# Pavarotti - Note "Squeaking"/"Squealing"



## AlainB (Nov 20, 2011)

Hey all,

I've been wondering about a certain thing Pavarotti seemed to apply to certain vowels (mainly the *E*, I believe). I watched a video some time ago, but forgot which, where he said he was "squeaking" the note on those certain vowels.

I, for one, don't know what this means or how it's applied. Does anyone happen to have an idea to what is being referred to? Here are a few examples:

Non Ti Scordar Di Me - 1:45 to 1:47 (video starts at 1:43)

[video=youtube;JHC0jiuyrCQ#t=1m43s]http://www.youtube.com/watch?v=JHC0jiuyrCQ#t=1m45s[/video]

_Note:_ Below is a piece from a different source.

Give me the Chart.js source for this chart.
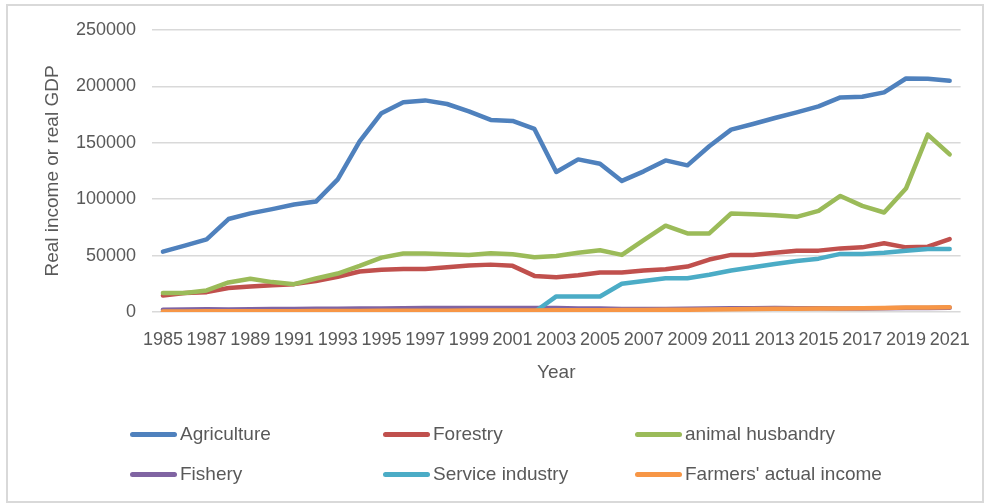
<!DOCTYPE html>
<html>
<head>
<meta charset="utf-8">
<script src="https://cdn.jsdelivr.net/npm/chart.js@4/dist/chart.umd.min.js"></script>
<style>
  html, body { margin: 0; padding: 0; background: #fff; }
  #wrap { position: relative; width: 987px; height: 503px; overflow: hidden; background: #fff; }
  #frame { position: absolute; left: 6px; top: 4px; width: 978px; height: 499px; border: 2px solid #d9d9d9; box-sizing: border-box; }
  #c { position: absolute; left: 0; top: 0; }
  .lg { position: absolute; height: 24px; display: flex; align-items: center; white-space: nowrap;
        font-family: "Liberation Sans", Arial, sans-serif; font-size: 19px; color: #595959; }
  .lg .mk { display: inline-block; width: 47px; height: 5px; border-radius: 3px; margin-right: 3px; }
</style>
</head>
<body>
<div id="wrap">
  <div id="frame"></div>
  <canvas id="c" width="987" height="503"></canvas>
</div>
<script>
const years = ["1985","1986","1987","1988","1989","1990","1991","1992","1993","1994","1995","1996","1997","1998","1999","2000","2001","2002","2003","2004","2005","2006","2007","2008","2009","2010","2011","2012","2013","2014","2015","2016","2017","2018","2019","2020","2021"];

const agriculture = [53500,58800,64400,82400,87400,91200,95300,97900,117600,151200,176200,185900,187600,184400,177900,170300,169400,162300,124100,135300,131400,116200,124700,134400,130000,147000,161700,166700,172000,177000,182300,190200,190800,194700,207000,206700,205000];
const forestry = [14700,16800,17600,21200,22600,23800,24700,27400,31200,35900,37400,38200,38200,39700,41200,42000,40900,32000,30900,32600,35000,35000,36800,37900,40300,46500,50600,50600,52600,54400,54400,56400,57300,60900,57300,57900,64700];
const animalHusbandry = [16800,16800,19100,26200,29400,26500,24700,29700,34100,40900,48200,51800,51800,51200,50600,52000,51200,48500,49700,52600,54700,50600,63800,76500,69700,69700,87300,86700,85800,84400,89700,102900,94100,88200,109400,157300,139700];
const fishery = [2000,2200,2500,2300,2500,2600,2700,2800,2900,3000,3200,3400,3500,3500,3500,3500,3500,3500,3500,3200,3000,2700,2600,2700,2800,3000,3300,3400,3500,3400,3300,3200,3200,3300,3500,3600,3700];
const serviceIndustry = [0,0,0,0,0,0,0,0,0,0,0,0,0,0,0,0,0,0,13800,13800,13800,25000,27400,30000,30000,33000,36800,39700,42600,45300,47300,51500,51500,52600,54400,55900,55900];
const farmersIncome = [500,550,600,600,650,700,750,800,850,900,1000,1100,1150,1200,1250,1300,1350,1400,1450,1500,1600,1700,1800,1900,2000,2200,2400,2600,2800,2900,3000,3200,3300,3500,4000,4100,4200];

const seriesNames = ["Agriculture","Forestry","animal husbandry","Fishery","Service industry","Farmers' actual income"];
const seriesColors = ["#4f81bd","#c0504d","#9bbb59","#8064a2","#4bacc6","#f79646"];
const seriesValues = [agriculture, forestry, animalHusbandry, fishery, serviceIndustry, farmersIncome];
const yTicks = [0, 50000, 100000, 150000, 200000, 250000];

const FONT = '"Liberation Sans", Arial, sans-serif';
const GREY = '#595959';

const datasets = seriesNames.map((name, i) => ({
  label: name,
  data: seriesValues[i],
  borderColor: seriesColors[i],
  backgroundColor: seriesColors[i],
  borderWidth: 4.5,
  borderCapStyle: 'round',
  borderJoinStyle: 'round',
  pointRadius: 0,
  pointHoverRadius: 0,
  tension: 0,
  fill: false,
  order: seriesNames.length - 1 - i
}));

const chart = new Chart(document.getElementById('c'), {
  type: 'line',
  data: { labels: years, datasets },
  options: {
    responsive: false,
    animation: false,
    layout: { padding: { left: 32, right: 23, top: 30, bottom: 111 } },
    plugins: { legend: { display: false }, tooltip: { enabled: false } },
    scales: {
      x: {
        offset: true,
        grid: { display: false, drawTicks: false },
        border: { display: false },
        ticks: {
          autoSkip: false, maxRotation: 0, minRotation: 0, padding: 17,
          color: GREY, font: { family: FONT, size: 18 },
          callback: function(v, i) { return i % 2 === 0 ? this.getLabelForValue(v) : ''; }
        },
        title: { display: true, text: 'Year', color: GREY, font: { family: FONT, size: 19 }, padding: { top: 4, bottom: 8 } },
        afterFit: s => { s.height = 80; }
      },
      y: {
        min: yTicks[0], max: yTicks[yTicks.length - 1],
        afterBuildTicks: s => { s.ticks = yTicks.map(v => ({ value: v })); },
        grid: { color: '#d9d9d9', lineWidth: 1.5, drawTicks: false },
        border: { display: false },
        ticks: { padding: 16, color: GREY, font: { family: FONT, size: 18 }, callback: v => String(v) },
        title: { display: true, text: 'Real income or real GDP', color: GREY, font: { family: FONT, size: 19 }, padding: { top: 9, bottom: 0 } },
        afterFit: s => { s.width = 120; }
      }
    }
  }
});

// HTML legend built from the chart's datasets (3 columns x 2 rows)
const colX = [130, 383, 635];
const rowY = [434, 474];
const wrap = document.getElementById('wrap');
chart.data.datasets.forEach((ds, i) => {
  const item = document.createElement('div');
  item.className = 'lg';
  item.style.left = colX[i % 3] + 'px';
  item.style.top = (rowY[Math.floor(i / 3)] - 12) + 'px';
  const mk = document.createElement('span');
  mk.className = 'mk';
  mk.style.background = ds.borderColor;
  const tx = document.createElement('span');
  tx.textContent = ds.label;
  item.appendChild(mk);
  item.appendChild(tx);
  wrap.appendChild(item);
});
</script>
</body>
</html>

Another, Quando Le Sere Al Placido - 1:18 to ~1:20 (video starts at 1:14)

[video=youtube;qOIYrjVCcEw#t=1m14s]http://www.youtube.com/watch?v=qOIYrjVCcEw#t=1m14s[/video]

It would be great if someone knew what he meant, since.. you know, can't really ask him anymore. 

Cheers.


----------



## moody (Nov 5, 2011)

Are you sure it wasn't tweaking?


----------



## AlainB (Nov 20, 2011)

Thanks for the reply.

I'm not entirely sure whether it is or not. But even if it is, I'm rather curious as to how one would tweak it to such a nice extent. Any idea – any specific technique for doing so? I've tried something similar but I end up sounding incredibly weird (although I'm obviously not as experienced).


----------



## moody (Nov 5, 2011)

AlainB said:


> Thanks for the reply.
> 
> I'm not entirely sure whether it is or not. But even if it is, I'm rather curious as to how one would tweak it to such a nice extent. Any idea - any specific technique for doing so? I've tried something similar but I end up sounding incredibly weird (although I'm obviously not as experienced).


You will have to ask one of our singer members and that counts me out


----------